Exercise details -> Give back exactly the lines from the beginning of the listing below to the line holding "const Y_DOMAIN: [number, number]", both ends included; the pictures stay out.

---*---

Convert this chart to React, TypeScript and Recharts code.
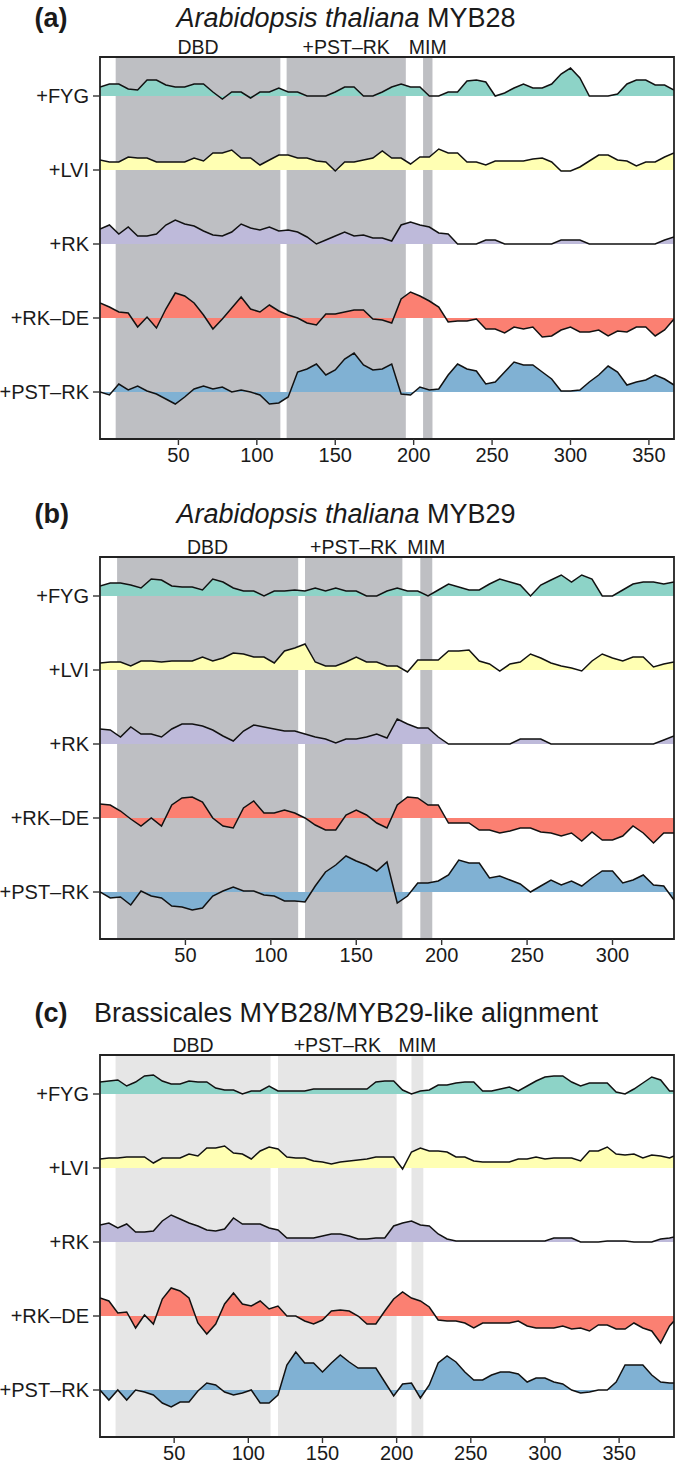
import { ComposedChart, Area, Line, XAxis, YAxis, ReferenceArea } from "recharts";

const FONT = '"Liberation Sans", Arial, Helvetica, sans-serif';
const TEXT = "#1a1a1a";

const TRACKS = ["+FYG", "+LVI", "+RK", "+RK–DE", "+PST–RK"];
const TRACK_COLORS = ["#8DD3C7", "#FFFFB3", "#BEBADA", "#FB8072", "#80B1D3"];
const TRACK_GAP = 74;
const BASELINES = [0, 74, 148, 222, 296];
const Y_DOMAIN: [number, number] = [-47, 335];

// (a) Arabidopsis thaliana MYB28
const POS_A = [0, 6, 12, 18, 24, 30, 36, 42, 48, 54, 60, 66, 72, 78, 84, 90, 96, 102, 108, 114, 120, 126, 132, 138, 144, 150, 156, 162, 168, 174, 180, 186, 192, 198, 204, 210, 216, 222, 228, 234, 240, 246, 252, 258, 264, 270, 276, 282, 288, 294, 300, 306, 312, 318, 324, 330, 336, 342, 348, 354, 360, 366];
const FYG_A = [9, 12, 12, 7, 6, 16, 16, 11, 9, 9, 12, 12, 4, -3, 4, 4, -2, 4, 4, 8, 4, 4, 0, 0, 0, 4, 9, 9, 0, 0, 4, 9, 12, 9, 9, 0, 0, 4, 4, 15, 16, 14, 0, 3, 8, 12, 8, 8, 12, 22, 28, 18, 0, 0, 0, 2, 12, 16, 16, 11, 11, 6];
const LVI_A = [10, 8, 8, 13, 12, 12, 8, 8, 8, 8, 12, 9, 17, 17, 20, 12, 12, 5, 10, 15, 15, 12, 12, 9, 8, -1, 8, 8, 10, 12, 19, 12, 12, 6, 13, 13, 21, 17, 17, 8, 8, 5, 9, 9, 9, 9, 11, 12, 8, -1, -1, 3, 9, 15, 15, 10, 9, 4, 8, 8, 13, 17];
const RK_A = [15, 19, 10, 17, 8, 8, 10, 19, 24, 20, 18, 13, 9, 8, 12, 20, 16, 14, 17, 13, 14, 12, 7, 0, 4, 8, 12, 8, 9, 6, 6, 3, 19, 22, 19, 17, 11, 10, 0, 0, 0, 4, 4, 0, 0, 0, 0, 0, 0, 4, 4, 4, 0, 0, 0, 0, 0, 0, 0, 0, 4, 7];
const RKDE_A = [15, 11, 6, 5, -9, 1, -10, 9, 25, 22, 15, 3, -11, -1, 10, 21, 9, 6, 13, 7, 3, 0, -5, -7, 4, 4, 6, 8, 8, -1, -2, -5, 19, 26, 22, 17, 11, -4, -3, -3, -1, -11, -11, -15, -9, -11, -9, -19, -18, -12, -9, -14, -14, -12, -18, -13, -14, -9, -9, -18, -12, -1];
const PST_A = [0, -3, 8, 2, 6, 1, -2, -7, -12, -5, 3, 6, 3, 5, 0, 2, 0, -3, -12, -11, -5, 20, 23, 28, 17, 22, 33, 39, 27, 22, 23, 28, -2, -3, 5, 2, 3, 17, 28, 23, 21, 8, 10, 20, 30, 27, 27, 20, 13, 1, 1, 2, 10, 17, 26, 20, 7, 10, 12, 17, 13, 7];
const TICKS_A = [50, 100, 150, 200, 250, 300, 350];
const REGIONS_A = [
  { name: "DBD", from: 10, to: 115 },
  { name: "+PST–RK", from: 119, to: 195 },
  { name: "MIM", from: 206, to: 212 },
];

// (b) Arabidopsis thaliana MYB29
const POS_B = [0, 6, 12, 18, 24, 30, 36, 42, 48, 54, 60, 66, 72, 78, 84, 90, 96, 102, 108, 114, 120, 126, 132, 138, 144, 150, 156, 162, 168, 174, 180, 186, 192, 198, 204, 210, 216, 222, 228, 234, 240, 246, 252, 258, 264, 270, 276, 282, 288, 294, 300, 306, 312, 318, 324, 330, 336];
const FYG_B = [10, 13, 13, 11, 8, 17, 16, 10, 9, 9, 6, 17, 14, 8, 5, 5, 0, 5, 5, 6, 5, 8, 5, 8, 5, 5, 0, 0, 5, 8, 5, 5, 0, 6, 12, 9, 6, 6, 12, 17, 14, 11, 0, 11, 16, 21, 14, 21, 17, 0, 0, 6, 12, 14, 14, 12, 14];
const LVI_B = [7, 8, 8, 4, 9, 9, 8, 9, 9, 9, 13, 9, 12, 17, 16, 13, 13, 7, 19, 22, 26, 8, 4, 4, 8, 13, 8, 8, 4, 4, -2, 10, 10, 10, 19, 19, 20, 9, 6, -1, 6, 8, 16, 12, 7, 4, 2, -1, 9, 16, 12, 9, 13, 13, 3, 6, 8];
const RK_B = [15, 14, 7, 17, 10, 10, 7, 15, 20, 20, 18, 14, 8, 3, 13, 19, 17, 15, 13, 13, 10, 7, 5, 1, 5, 5, 7, 10, 6, 25, 20, 16, 16, 7, 0, 0, 0, 0, 0, 0, 0, 5, 5, 5, 0, 0, 0, 0, 0, 0, 0, 0, 0, 0, 0, 4, 8];
const RKDE_B = [14, 13, 7, -1, -8, 0, -8, 13, 20, 21, 16, 0, -8, -10, 10, 17, 5, 5, 8, 5, 0, -7, -12, -12, 3, 8, 3, -5, -10, 13, 21, 20, 13, 13, -5, -5, -5, -12, -12, -15, -13, -10, -10, -14, -15, -18, -15, -23, -14, -22, -22, -18, -8, -15, -25, -15, -15];
const PST_B = [0, -6, -5, -13, 1, -4, -6, -14, -15, -18, -16, -4, 1, 5, 1, 1, -3, -4, -9, -9, -10, 6, 20, 27, 36, 31, 27, 21, 30, -11, -4, 9, 9, 11, 17, 32, 29, 29, 14, 16, 12, 8, 0, 6, 12, 7, 11, 6, 14, 21, 21, 9, 12, 17, 7, 6, -8];
const TICKS_B = [50, 100, 150, 200, 250, 300];
const REGIONS_B = [
  { name: "DBD", from: 10, to: 116 },
  { name: "+PST–RK", from: 120, to: 177 },
  { name: "MIM", from: 187.5, to: 194.5 },
];

// (c) Brassicales MYB28/MYB29-like alignment
const POS_C = [0, 6, 12, 18, 24, 30, 36, 42, 48, 54, 60, 66, 72, 78, 84, 90, 96, 102, 108, 114, 120, 126, 132, 138, 144, 150, 156, 162, 168, 174, 180, 186, 192, 198, 204, 210, 216, 222, 228, 234, 240, 246, 252, 258, 264, 270, 276, 282, 288, 294, 300, 306, 312, 318, 324, 330, 336, 342, 348, 354, 360, 366, 372, 378, 384, 387];
const FYG_C = [12, 13, 14, 8, 12, 18, 19, 13, 10, 10, 13, 12, 12, 6, 4, 4, 0, 3, 3, 8, 3, 3, 3, 3, 5, 5, 5, 5, 5, 5, 5, 12, 13, 13, 4, 0, 3, 4, 9, 9, 11, 12, 12, 3, 3, 5, 7, 3, 8, 13, 17, 18, 18, 12, 8, 11, 11, 11, 2, 0, 5, 11, 17, 14, 3, 3];
const LVI_C = [9, 10, 10, 11, 11, 11, 5, 10, 10, 10, 14, 12, 20, 20, 22, 15, 14, 9, 17, 21, 19, 11, 10, 10, 7, 6, 4, 6, 7, 8, 9, 11, 11, 11, -1, 16, 20, 17, 17, 16, 11, 11, 7, 6, 6, 6, 6, 9, 9, 11, 9, 10, 10, 10, 7, 17, 17, 21, 14, 13, 14, 10, 13, 12, 10, 12];
const RK_C = [17, 19, 14, 18, 10, 10, 11, 21, 27, 23, 19, 16, 12, 11, 13, 24, 18, 18, 18, 14, 12, 4, 4, 4, 4, 6, 8, 8, 6, 3, 3, 4, 4, 16, 19, 21, 17, 16, 8, 3, 1, 1, 1, 1, 1, 1, 1, 1, 1, 1, 1, 4, 4, 4, 0, 0, 0, 1, 1, 1, 0, 0, 0, 3, 4, 5];
const RKDE_C = [18, 15, 3, 4, -12, 1, -8, 17, 28, 25, 18, -7, -18, -8, 12, 23, 12, 10, 15, 7, 10, 0, 0, -5, -8, -4, 5, 6, 5, 0, -8, -8, 5, 17, 24, 18, 15, 9, -4, -5, -5, -7, -12, -7, -7, -7, -7, -5, -10, -12, -12, -12, -10, -13, -12, -15, -9, -9, -13, -13, -7, -12, -15, -27, -10, -5];
const PST_C = [0, -10, 0, -10, 0, -2, -5, -13, -17, -12, -12, -1, 7, 5, -2, -5, -3, 0, -13, -13, -5, 25, 38, 27, 27, 18, 27, 35, 28, 22, 22, 22, 8, -6, 6, 7, -8, 5, 27, 34, 28, 18, 10, 10, 15, 18, 18, 16, 8, 12, 12, 8, 6, 0, -3, -2, 0, 0, 8, 25, 25, 25, 15, 8, 7, 7];
const TICKS_C = [50, 100, 150, 200, 250, 300, 350];
const REGIONS_C = [
  { name: "DBD", from: 10.5, to: 115 },
  { name: "+PST–RK", from: 120, to: 200 },
  { name: "MIM", from: 210, to: 218 },
];

interface Region {
  name: string;
  from: number;
  to: number;
}

interface PanelProps {
  top: number;
  tag: string;
  titleItalic?: string;
  titleRest: string;
  titleBaseline: number;
  positions: number[];
  series: number[][];
  xMax: number;
  xTicks: number[];
  regions: Region[];
  regionFill: string;
}

// each track sits on its own baseline; the band runs from the baseline to the profile
function buildRows(positions: number[], series: number[][]) {
  return positions.map((pos, i) => {
    const row: Record<string, number | number[]> = { pos };
    series.forEach((values, k) => {
      const base = (TRACKS.length - 1 - k) * TRACK_GAP;
      row[`band${k}`] = [base, base + values[i]];
      row[`top${k}`] = base + values[i];
    });
    return row;
  });
}

function trackLabel(value: number): string {
  return TRACKS[TRACKS.length - 1 - Math.round(value / TRACK_GAP)] ?? "";
}

function ProfilePanel(p: PanelProps) {
  const rows = buildRows(p.positions, p.series);
  const tickStyle = { fontSize: 20, fill: TEXT, fontFamily: FONT };

  return (
    <div style={{ position: "absolute", left: 0, top: p.top, width: 676, height: 500 }}>
      <ComposedChart
        width={676}
        height={500}
        data={rows}
        margin={{ top: 57, right: 2, bottom: 31, left: 0 }}
      >
        <XAxis
          dataKey="pos"
          type="number"
          domain={[0, p.xMax]}
          ticks={p.xTicks}
          allowDataOverflow
          interval={0}
          height={30}
          axisLine={false}
          tickLine={{ stroke: "#333", strokeWidth: 1.4 }}
          tickSize={6}
          tickMargin={3}
          tick={tickStyle}
        />
        <YAxis
          type="number"
          domain={Y_DOMAIN}
          ticks={BASELINES}
          tickFormatter={trackLabel}
          allowDataOverflow
          interval={0}
          width={100}
          axisLine={false}
          tickLine={{ stroke: "#333", strokeWidth: 1.4 }}
          tickSize={7}
          tickMargin={4}
          tick={tickStyle}
        />
        {p.regions.map((r) => (
          <ReferenceArea
            key={r.name}
            x1={r.from}
            x2={r.to}
            fill={p.regionFill}
            fillOpacity={1}
            stroke="none"
            label={{ value: r.name, position: "top", offset: 3, fill: TEXT, fontSize: 19.5, fontFamily: FONT }}
          />
        ))}
        {TRACKS.map((name, k) => (
          <Area
            key={`band-${name}`}
            dataKey={`band${k}`}
            type="linear"
            stroke="none"
            fill={TRACK_COLORS[k]}
            fillOpacity={1}
            isAnimationActive={false}
          />
        ))}
        {TRACKS.map((name, k) => (
          <Line
            key={`line-${name}`}
            dataKey={`top${k}`}
            type="linear"
            stroke="#111"
            strokeWidth={1.5}
            dot={false}
            activeDot={false}
            isAnimationActive={false}
          />
        ))}
        <ReferenceArea
          x1={0}
          x2={p.xMax}
          y1={Y_DOMAIN[0]}
          y2={Y_DOMAIN[1]}
          fill="none"
          stroke="#222"
          strokeWidth={1.8}
        />
      </ComposedChart>
      <svg width={676} height={40} style={{ position: "absolute", left: 0, top: 0 }}>
        <text x={34.5} y={p.titleBaseline} fontFamily={FONT} fontSize={27} fontWeight="bold" fill={TEXT}>
          {p.tag}
        </text>
        <text x={346} y={p.titleBaseline} textAnchor="middle" fontFamily={FONT} fontSize={27} fill={TEXT}>
          {p.titleItalic && <tspan fontStyle="italic">{p.titleItalic}</tspan>}
          {p.titleRest}
        </text>
      </svg>
    </div>
  );
}

export default function App() {
  return (
    <div style={{ position: "absolute", left: 0, top: 0, width: 676, height: 1466, background: "#fff" }}>
      <ProfilePanel
        top={0}
        tag="(a)"
        titleItalic="Arabidopsis thaliana"
        titleRest=" MYB28"
        titleBaseline={27}
        positions={POS_A}
        series={[FYG_A, LVI_A, RK_A, RKDE_A, PST_A]}
        xMax={366}
        xTicks={TICKS_A}
        regions={REGIONS_A}
        regionFill="#BEBFC3"
      />
      <ProfilePanel
        top={500}
        tag="(b)"
        titleItalic="Arabidopsis thaliana"
        titleRest=" MYB29"
        titleBaseline={23}
        positions={POS_B}
        series={[FYG_B, LVI_B, RK_B, RKDE_B, PST_B]}
        xMax={336}
        xTicks={TICKS_B}
        regions={REGIONS_B}
        regionFill="#BEBFC3"
      />
      <ProfilePanel
        top={998}
        tag="(c)"
        titleRest="Brassicales MYB28/MYB29-like alignment"
        titleBaseline={24}
        positions={POS_C}
        series={[FYG_C, LVI_C, RK_C, RKDE_C, PST_C]}
        xMax={387}
        xTicks={TICKS_C}
        regions={REGIONS_C}
        regionFill="#E6E6E6"
      />
    </div>
  );
}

---*---

Written reply ->
Convert this chart to React, TypeScript and Recharts code.
import { ComposedChart, Area, Line, XAxis, YAxis, ReferenceArea } from "recharts";

const FONT = '"Liberation Sans", Arial, Helvetica, sans-serif';
const TEXT = "#1a1a1a";

const TRACKS = ["+FYG", "+LVI", "+RK", "+RK–DE", "+PST–RK"];
const TRACK_COLORS = ["#8DD3C7", "#FFFFB3", "#BEBADA", "#FB8072", "#80B1D3"];
const TRACK_GAP = 74;
const BASELINES = [0, 74, 148, 222, 296];
const Y_DOMAIN: [number, number] = [-47, 335];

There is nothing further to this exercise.